→ **RECORDED INFORMATION**
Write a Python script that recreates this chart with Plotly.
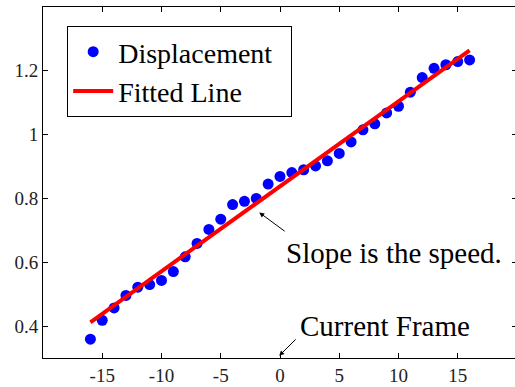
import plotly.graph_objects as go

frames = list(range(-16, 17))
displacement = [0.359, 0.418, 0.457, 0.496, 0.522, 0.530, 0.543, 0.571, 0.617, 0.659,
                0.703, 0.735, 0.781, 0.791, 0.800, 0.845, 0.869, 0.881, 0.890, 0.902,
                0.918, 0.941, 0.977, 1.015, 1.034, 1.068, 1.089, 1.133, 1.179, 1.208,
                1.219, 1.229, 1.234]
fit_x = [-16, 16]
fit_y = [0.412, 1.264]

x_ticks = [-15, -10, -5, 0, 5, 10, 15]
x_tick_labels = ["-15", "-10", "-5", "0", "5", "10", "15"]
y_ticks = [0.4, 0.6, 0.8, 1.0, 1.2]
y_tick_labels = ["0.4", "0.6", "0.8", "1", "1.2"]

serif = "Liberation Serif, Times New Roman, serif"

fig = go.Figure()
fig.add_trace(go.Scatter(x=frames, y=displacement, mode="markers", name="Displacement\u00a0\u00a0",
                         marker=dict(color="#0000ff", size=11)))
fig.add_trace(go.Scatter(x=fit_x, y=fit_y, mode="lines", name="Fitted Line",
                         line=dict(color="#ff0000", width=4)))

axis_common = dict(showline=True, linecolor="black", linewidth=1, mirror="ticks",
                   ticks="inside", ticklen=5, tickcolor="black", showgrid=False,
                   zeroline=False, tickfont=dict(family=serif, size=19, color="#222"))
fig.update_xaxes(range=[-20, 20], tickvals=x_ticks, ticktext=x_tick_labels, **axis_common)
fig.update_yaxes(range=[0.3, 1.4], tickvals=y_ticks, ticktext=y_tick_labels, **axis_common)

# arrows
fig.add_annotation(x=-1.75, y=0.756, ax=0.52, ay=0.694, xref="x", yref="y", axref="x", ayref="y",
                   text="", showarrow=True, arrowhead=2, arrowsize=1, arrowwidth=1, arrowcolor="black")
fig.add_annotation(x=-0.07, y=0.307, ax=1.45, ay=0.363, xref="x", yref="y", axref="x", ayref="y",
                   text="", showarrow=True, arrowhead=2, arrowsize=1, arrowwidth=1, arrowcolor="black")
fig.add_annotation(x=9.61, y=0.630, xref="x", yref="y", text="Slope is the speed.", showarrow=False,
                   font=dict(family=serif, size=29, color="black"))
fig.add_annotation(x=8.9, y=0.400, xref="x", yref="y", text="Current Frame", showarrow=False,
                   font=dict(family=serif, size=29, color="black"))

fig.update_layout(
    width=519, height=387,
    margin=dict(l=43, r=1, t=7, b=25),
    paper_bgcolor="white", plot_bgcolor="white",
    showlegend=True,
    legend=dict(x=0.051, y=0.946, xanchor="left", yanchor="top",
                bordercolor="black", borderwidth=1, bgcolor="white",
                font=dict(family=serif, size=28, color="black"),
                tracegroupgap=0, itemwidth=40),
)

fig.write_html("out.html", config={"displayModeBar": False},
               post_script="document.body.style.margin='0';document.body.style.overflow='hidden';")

→ **TASK DIRECTIONS**
Write down every line from the opening of the listing to the line with "tickvals=y_ticks, ticktext=y_tick_labels, **axis_common)", both included, and nothing else; the pictures are omitted.

→ **TASK OUTPUT**
Write a Python script that recreates this chart with Plotly.
import plotly.graph_objects as go

frames = list(range(-16, 17))
displacement = [0.359, 0.418, 0.457, 0.496, 0.522, 0.530, 0.543, 0.571, 0.617, 0.659,
                0.703, 0.735, 0.781, 0.791, 0.800, 0.845, 0.869, 0.881, 0.890, 0.902,
                0.918, 0.941, 0.977, 1.015, 1.034, 1.068, 1.089, 1.133, 1.179, 1.208,
                1.219, 1.229, 1.234]
fit_x = [-16, 16]
fit_y = [0.412, 1.264]

x_ticks = [-15, -10, -5, 0, 5, 10, 15]
x_tick_labels = ["-15", "-10", "-5", "0", "5", "10", "15"]
y_ticks = [0.4, 0.6, 0.8, 1.0, 1.2]
y_tick_labels = ["0.4", "0.6", "0.8", "1", "1.2"]

serif = "Liberation Serif, Times New Roman, serif"

fig = go.Figure()
fig.add_trace(go.Scatter(x=frames, y=displacement, mode="markers", name="Displacement\u00a0\u00a0",
                         marker=dict(color="#0000ff", size=11)))
fig.add_trace(go.Scatter(x=fit_x, y=fit_y, mode="lines", name="Fitted Line",
                         line=dict(color="#ff0000", width=4)))

axis_common = dict(showline=True, linecolor="black", linewidth=1, mirror="ticks",
                   ticks="inside", ticklen=5, tickcolor="black", showgrid=False,
                   zeroline=False, tickfont=dict(family=serif, size=19, color="#222"))
fig.update_xaxes(range=[-20, 20], tickvals=x_ticks, ticktext=x_tick_labels, **axis_common)
fig.update_yaxes(range=[0.3, 1.4], tickvals=y_ticks, ticktext=y_tick_labels, **axis_common)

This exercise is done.